## Begin THE RECORDS

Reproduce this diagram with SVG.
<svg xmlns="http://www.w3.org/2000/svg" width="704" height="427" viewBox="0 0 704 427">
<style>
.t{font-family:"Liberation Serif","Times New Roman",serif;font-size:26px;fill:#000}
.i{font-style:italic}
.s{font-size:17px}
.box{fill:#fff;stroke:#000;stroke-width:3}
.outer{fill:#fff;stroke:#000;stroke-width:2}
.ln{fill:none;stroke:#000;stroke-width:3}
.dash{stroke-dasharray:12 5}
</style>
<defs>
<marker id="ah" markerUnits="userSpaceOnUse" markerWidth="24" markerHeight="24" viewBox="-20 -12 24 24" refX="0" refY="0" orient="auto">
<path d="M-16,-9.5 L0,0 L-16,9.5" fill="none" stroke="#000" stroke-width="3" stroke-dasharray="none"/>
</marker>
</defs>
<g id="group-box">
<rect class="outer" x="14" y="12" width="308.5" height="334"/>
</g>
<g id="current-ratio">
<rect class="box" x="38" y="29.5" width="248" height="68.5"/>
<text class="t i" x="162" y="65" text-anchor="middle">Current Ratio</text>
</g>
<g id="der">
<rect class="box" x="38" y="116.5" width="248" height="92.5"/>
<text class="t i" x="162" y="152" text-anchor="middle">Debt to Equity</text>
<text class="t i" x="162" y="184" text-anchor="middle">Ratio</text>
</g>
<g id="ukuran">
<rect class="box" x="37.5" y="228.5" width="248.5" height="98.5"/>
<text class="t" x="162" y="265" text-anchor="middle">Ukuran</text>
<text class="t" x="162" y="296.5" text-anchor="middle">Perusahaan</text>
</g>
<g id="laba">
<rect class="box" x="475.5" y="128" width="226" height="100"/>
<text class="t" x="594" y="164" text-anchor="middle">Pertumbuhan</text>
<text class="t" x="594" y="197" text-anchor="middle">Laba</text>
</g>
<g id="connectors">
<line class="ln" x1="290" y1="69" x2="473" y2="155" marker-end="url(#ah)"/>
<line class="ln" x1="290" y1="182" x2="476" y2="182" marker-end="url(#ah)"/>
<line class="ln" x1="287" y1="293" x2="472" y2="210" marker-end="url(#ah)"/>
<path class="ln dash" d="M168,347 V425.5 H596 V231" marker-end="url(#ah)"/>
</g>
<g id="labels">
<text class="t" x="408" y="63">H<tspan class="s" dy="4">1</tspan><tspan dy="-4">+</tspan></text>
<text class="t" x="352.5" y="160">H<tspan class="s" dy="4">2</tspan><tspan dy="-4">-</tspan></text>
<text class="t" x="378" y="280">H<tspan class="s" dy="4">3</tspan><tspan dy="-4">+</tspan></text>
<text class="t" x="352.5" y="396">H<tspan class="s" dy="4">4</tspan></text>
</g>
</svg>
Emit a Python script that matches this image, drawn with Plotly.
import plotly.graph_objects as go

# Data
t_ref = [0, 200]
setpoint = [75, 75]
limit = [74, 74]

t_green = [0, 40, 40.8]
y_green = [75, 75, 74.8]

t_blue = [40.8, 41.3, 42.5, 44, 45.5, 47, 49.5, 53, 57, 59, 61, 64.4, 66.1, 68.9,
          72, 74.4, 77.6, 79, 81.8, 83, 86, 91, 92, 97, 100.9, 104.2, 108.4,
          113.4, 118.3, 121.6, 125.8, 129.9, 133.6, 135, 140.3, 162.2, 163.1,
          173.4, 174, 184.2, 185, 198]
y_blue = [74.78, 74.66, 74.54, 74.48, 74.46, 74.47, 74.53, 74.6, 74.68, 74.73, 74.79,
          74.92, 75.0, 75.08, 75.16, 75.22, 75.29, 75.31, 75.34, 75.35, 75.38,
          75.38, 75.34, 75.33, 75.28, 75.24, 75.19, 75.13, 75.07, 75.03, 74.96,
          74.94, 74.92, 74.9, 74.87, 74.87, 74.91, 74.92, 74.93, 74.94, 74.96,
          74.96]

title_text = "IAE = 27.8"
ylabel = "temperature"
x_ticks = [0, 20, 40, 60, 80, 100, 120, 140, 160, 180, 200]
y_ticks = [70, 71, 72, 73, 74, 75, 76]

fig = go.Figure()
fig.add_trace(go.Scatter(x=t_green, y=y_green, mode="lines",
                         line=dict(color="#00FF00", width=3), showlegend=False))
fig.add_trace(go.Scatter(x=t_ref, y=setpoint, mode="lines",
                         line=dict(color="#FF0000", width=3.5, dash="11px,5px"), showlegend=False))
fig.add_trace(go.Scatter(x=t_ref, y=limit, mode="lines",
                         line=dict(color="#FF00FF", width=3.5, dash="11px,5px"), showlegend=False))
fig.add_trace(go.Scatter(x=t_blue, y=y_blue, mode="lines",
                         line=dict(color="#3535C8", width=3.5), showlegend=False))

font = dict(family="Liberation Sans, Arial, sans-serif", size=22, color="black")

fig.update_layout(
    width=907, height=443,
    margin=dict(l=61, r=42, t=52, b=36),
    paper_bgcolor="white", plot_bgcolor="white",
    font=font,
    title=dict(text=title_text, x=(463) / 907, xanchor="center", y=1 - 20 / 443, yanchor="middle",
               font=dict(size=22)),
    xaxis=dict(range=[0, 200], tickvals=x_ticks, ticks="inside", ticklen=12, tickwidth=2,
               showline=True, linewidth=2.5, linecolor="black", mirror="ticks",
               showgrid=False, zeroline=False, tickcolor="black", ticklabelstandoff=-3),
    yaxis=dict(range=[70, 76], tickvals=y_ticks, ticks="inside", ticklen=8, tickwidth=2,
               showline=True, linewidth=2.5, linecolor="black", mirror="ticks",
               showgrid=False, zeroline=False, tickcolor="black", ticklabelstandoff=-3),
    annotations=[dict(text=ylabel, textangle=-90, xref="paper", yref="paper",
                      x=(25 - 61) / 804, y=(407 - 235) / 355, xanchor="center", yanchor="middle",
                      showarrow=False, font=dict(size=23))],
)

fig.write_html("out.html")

## End THE RECORDS

• **INSTRUCTIONS FOR THE TASK**:
Gather from the entries above all lines that include the string "this".

• **WRITTEN ANSWER**:
Reproduce this diagram with SVG.
Emit a Python script that matches this image, drawn with Plotly.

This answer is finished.